In terms of regular smartphone use, the Sharp Aquos R7 performed absolutely fine (except for the mediocre battery life). Apps launched without issues, the stereo speakers sound loud and full, and haptics are even solid, unlike the mushy mess of last year’s Aquos R6. Because the phone is for the Japanese market only, I was unable to get 5G in Hong Kong where I tested the phone — and I doubt any reader outside of Japan would be able to get 5G connectivity either.
Sharp Aquos R7: Should you import this phone?
The Sharp Aquos R7 is a very interesting phone that brings a superb 1-inch camera that, through sheer image sensor size alone, differentiates itself from most phone cameras on the market. The display is also technically brilliant, even if you won’t be able to notice where it’s superior to a “lesser” 120Hz panel.
However, even more so than the China-only Xiaomi 12S Ultra, the Sharp Aquos R7 is a very niche phone that most readers should not consider. Even if you were to import, the Xiaomi 12S Ultra is just a better option, as it’s lower in price, has a better processor, and a better overall camera system.

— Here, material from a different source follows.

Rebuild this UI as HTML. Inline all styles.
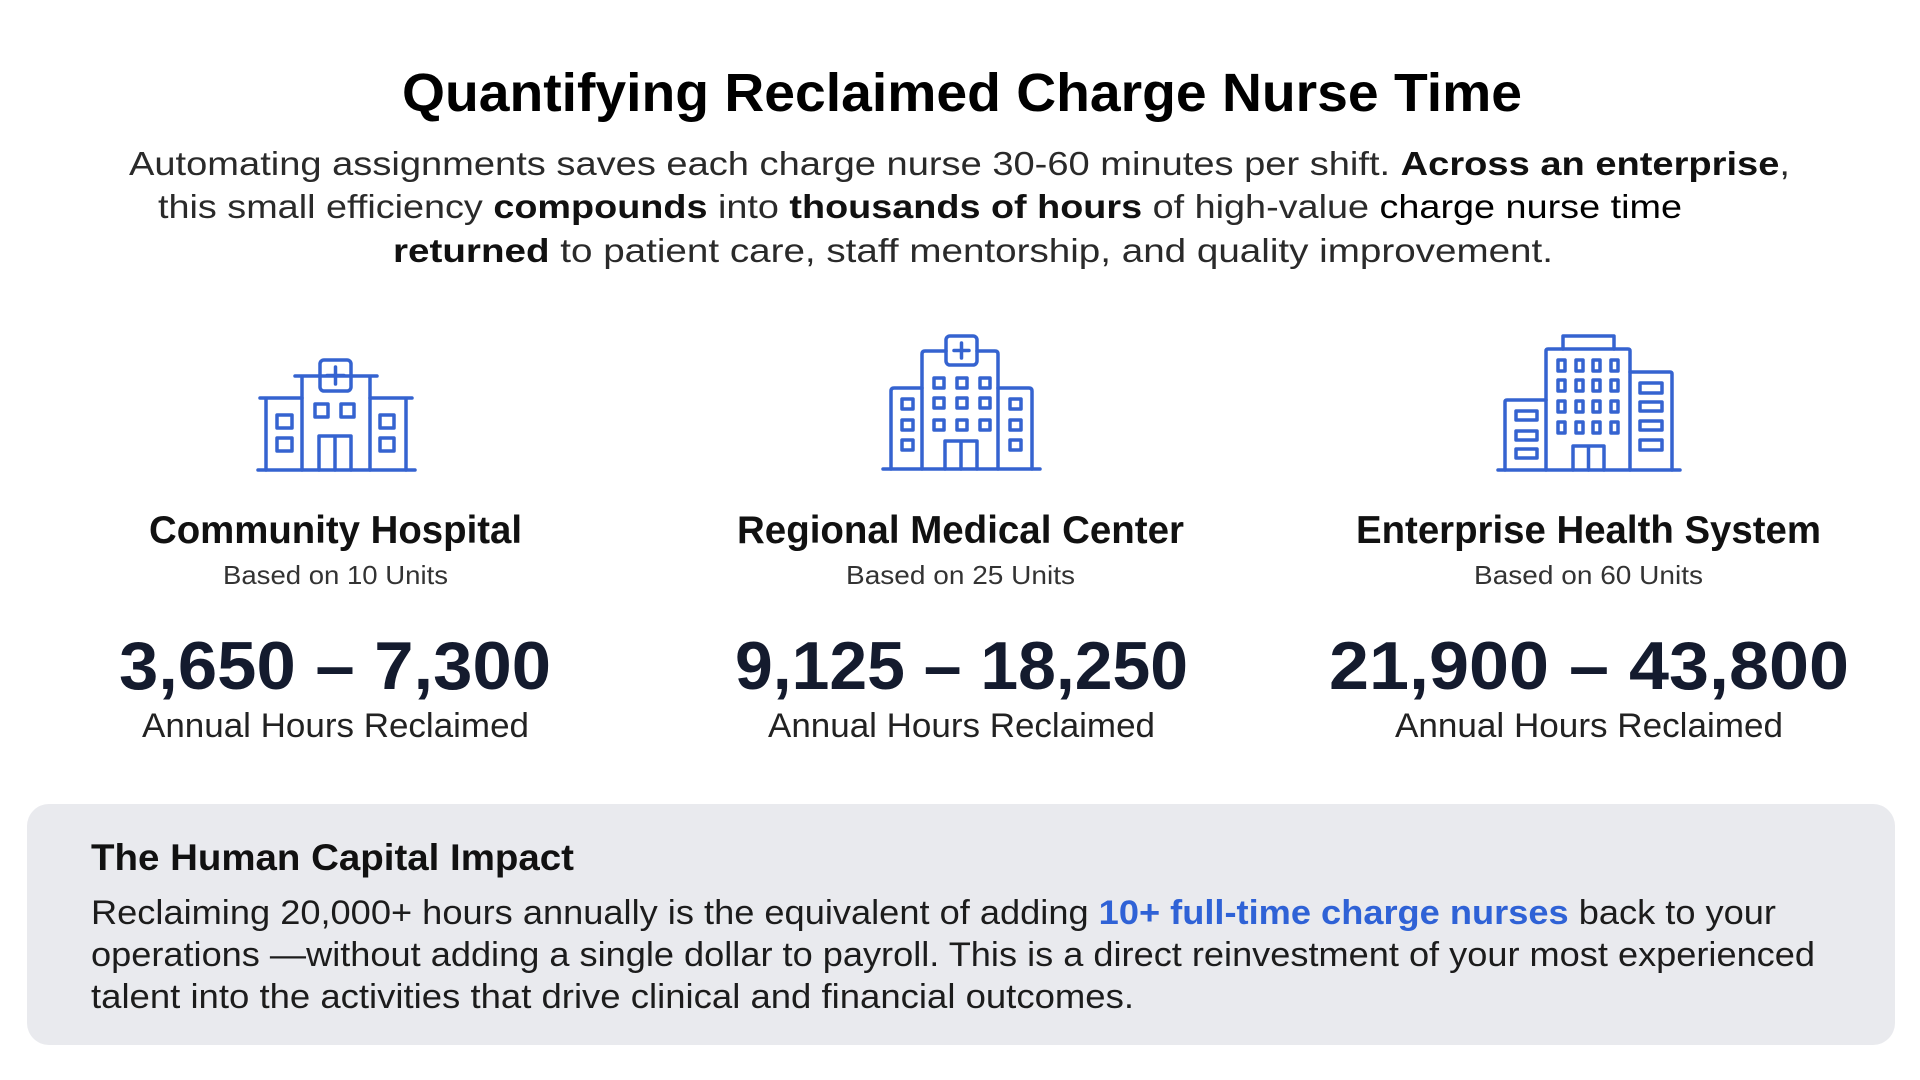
<!DOCTYPE html>
<html><head><meta charset="utf-8"><style>
html,body{margin:0;padding:0;background:#fff;}
svg{display:block;}
text{font-family:"Liberation Sans",sans-serif;}
</style></head><body>
<svg width="1920" height="1080" viewBox="0 0 1920 1080" xmlns="http://www.w3.org/2000/svg">
<rect width="1920" height="1080" fill="#fff"/>
<text x="402" y="111" font-size="54" font-weight="bold" fill="#000" textLength="1120" lengthAdjust="spacingAndGlyphs">Quantifying Reclaimed Charge Nurse Time</text>
<g font-size="33" fill="#2a2a2a">
<text x="129" y="175" textLength="1661" lengthAdjust="spacingAndGlyphs">Automating assignments saves each charge nurse 30-60 minutes per shift. <tspan font-weight="bold" fill="#111">Across an enterprise</tspan>,</text>
<text x="158" y="218" textLength="1524" lengthAdjust="spacingAndGlyphs">this small efficiency <tspan font-weight="bold" fill="#111">compounds</tspan> into <tspan font-weight="bold" fill="#111">thousands of hours</tspan> of high-value <tspan fill="#000">charge nurse time</tspan></text>
<text x="393" y="262" textLength="1160" lengthAdjust="spacingAndGlyphs"><tspan font-weight="bold" fill="#111">returned</tspan> to patient care, staff mentorship, and quality improvement.</text>
</g>
<g fill="none" stroke="#3563d0" stroke-width="3.5" stroke-linejoin="round" stroke-linecap="round">
<!-- icon 1 -->
<line x1="258" y1="470" x2="415" y2="470"/>
<path d="M266 470 V398 H302 M260 398 H302 M370 398 H412 M406 470 V398"/>
<path d="M302 470 V376 H370 V470 M295 376 H320 M351 376 H377"/>
<rect x="320" y="360" width="31" height="31" rx="4"/>
<path d="M335.5 367 V384 M327 375.5 H344"/>
<rect x="315" y="404" width="13" height="13"/><rect x="341" y="404" width="13" height="13"/>
<rect x="277" y="415" width="15" height="13"/><rect x="277" y="438" width="15" height="13"/>
<rect x="380" y="415" width="14" height="13"/><rect x="380" y="438" width="14" height="13"/>
<path d="M319 470 V436 H351 V470 M335 436 V470"/>
<!-- icon 2 -->
<line x1="883" y1="469" x2="1040" y2="469"/>
<path d="M891 469 V391 q0 -3 3 -3 H922 M998 388 H1029 q3 0 3 3 V469"/>
<path d="M922 469 V354 q0 -3 3 -3 H946 M977 351 H995 q3 0 3 3 V469"/>
<rect x="946" y="336" width="31" height="29" rx="4"/>
<path d="M961.5 343 V358 M954 350.5 H969"/>
<rect x="934" y="378" width="10" height="10"/><rect x="957" y="378" width="10" height="10"/><rect x="980" y="378" width="10" height="10"/>
<rect x="934" y="398" width="10" height="10"/><rect x="957" y="398" width="10" height="10"/><rect x="980" y="398" width="10" height="10"/>
<rect x="934" y="420" width="10" height="10"/><rect x="957" y="420" width="10" height="10"/><rect x="980" y="420" width="10" height="10"/>
<rect x="902" y="399" width="11" height="10"/><rect x="902" y="420" width="11" height="10"/><rect x="902" y="440" width="11" height="10"/>
<rect x="1010" y="399" width="11" height="10"/><rect x="1010" y="420" width="11" height="10"/><rect x="1010" y="440" width="11" height="10"/>
<path d="M945 469 V441 H977 V469 M961 441 V469"/>
<!-- icon 3 -->
<line x1="1498" y1="470" x2="1680" y2="470"/>
<path d="M1505 470 V402 q0 -2 2 -2 H1546 M1630 372 H1670 q2 0 2 2 V470"/>
<path d="M1546 470 V351 q0 -2 2 -2 H1628 q2 0 2 2 V470"/>
<path d="M1563 349 V336 H1614 V349"/>
<g>
<rect x="1558" y="360" width="7" height="11"/><rect x="1576" y="360" width="7" height="11"/><rect x="1593" y="360" width="7" height="11"/><rect x="1611" y="360" width="7" height="11"/>
<rect x="1558" y="380" width="7" height="11"/><rect x="1576" y="380" width="7" height="11"/><rect x="1593" y="380" width="7" height="11"/><rect x="1611" y="380" width="7" height="11"/>
<rect x="1558" y="401" width="7" height="11"/><rect x="1576" y="401" width="7" height="11"/><rect x="1593" y="401" width="7" height="11"/><rect x="1611" y="401" width="7" height="11"/>
<rect x="1558" y="422" width="7" height="11"/><rect x="1576" y="422" width="7" height="11"/><rect x="1593" y="422" width="7" height="11"/><rect x="1611" y="422" width="7" height="11"/>
</g>
<rect x="1640" y="383" width="22" height="10"/><rect x="1640" y="402" width="22" height="9"/><rect x="1640" y="421" width="22" height="9"/><rect x="1640" y="440" width="22" height="10"/>
<rect x="1516" y="411" width="21" height="9"/><rect x="1516" y="431" width="21" height="9"/><rect x="1516" y="449" width="21" height="9"/>
<path d="M1573 470 V446 H1604 V470 M1588.5 446 V470"/>
</g>
<g font-weight="bold" font-size="39" fill="#111" text-anchor="start">
<text x="149" y="543" textLength="373" lengthAdjust="spacingAndGlyphs">Community Hospital</text>
<text x="737" y="543" textLength="447" lengthAdjust="spacingAndGlyphs">Regional Medical Center</text>
<text x="1356" y="543" textLength="465" lengthAdjust="spacingAndGlyphs">Enterprise Health System</text>
</g>
<g font-size="26" fill="#333">
<text x="223" y="584" textLength="225" lengthAdjust="spacingAndGlyphs">Based on 10 Units</text>
<text x="846" y="584" textLength="229" lengthAdjust="spacingAndGlyphs">Based on 25 Units</text>
<text x="1474" y="584" textLength="229" lengthAdjust="spacingAndGlyphs">Based on 60 Units</text>
</g>
<g font-weight="bold" font-size="68" fill="#141b2e">
<text x="119" y="689" textLength="432" lengthAdjust="spacingAndGlyphs">3,650 – 7,300</text>
<text x="735" y="689" textLength="453" lengthAdjust="spacingAndGlyphs">9,125 – 18,250</text>
<text x="1329" y="689" textLength="520" lengthAdjust="spacingAndGlyphs">21,900 – 43,800</text>
</g>
<g font-size="34" fill="#222">
<text x="142" y="737" textLength="387" lengthAdjust="spacingAndGlyphs">Annual Hours Reclaimed</text>
<text x="768" y="737" textLength="387" lengthAdjust="spacingAndGlyphs">Annual Hours Reclaimed</text>
<text x="1395" y="737" textLength="388" lengthAdjust="spacingAndGlyphs">Annual Hours Reclaimed</text>
</g>
<rect x="27" y="804" width="1868" height="241" rx="22" fill="#e9eaee"/>
<text x="91" y="870" font-size="37" font-weight="bold" fill="#111" textLength="483" lengthAdjust="spacingAndGlyphs">The Human Capital Impact</text>
<g font-size="34" fill="#1c1c1c">
<text x="91" y="924" textLength="1685" lengthAdjust="spacingAndGlyphs">Reclaiming 20,000+ hours annually is the equivalent of adding <tspan font-weight="bold" fill="#2f62d6">10+ full-time charge nurses</tspan> back to your</text>
<text x="91" y="966" textLength="1724" lengthAdjust="spacingAndGlyphs">operations —without adding a single dollar to payroll. This is a direct reinvestment of your most experienced</text>
<text x="91" y="1008" textLength="1043" lengthAdjust="spacingAndGlyphs">talent into the activities that drive clinical and financial outcomes.</text>
</g>
</svg>
</body></html>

But this doesn’t matter, does it? As mentioned at the beginning, Sharp doesn’t seem to care about marketing its phones outside of Japan, nor does it seem to care too much about overall sales numbers. Japan is essentially an iPhone country (iPhones have a near 65% market share in the country, and this figure jumps much higher in Tokyo from my own personal anecdotal experience ). Even beloved local giant Sony’s phones are a distant, distant second place (10.8% market share). Sharp’s 1.77% in Japan (and virtual zero % anywhere else) really make the phones beyond obscure.
Japan has always been a land of quirky, unique gadgets, and the Sharp Aquos R7 fits that definition more than an actual phone that mainstream consumers should consider.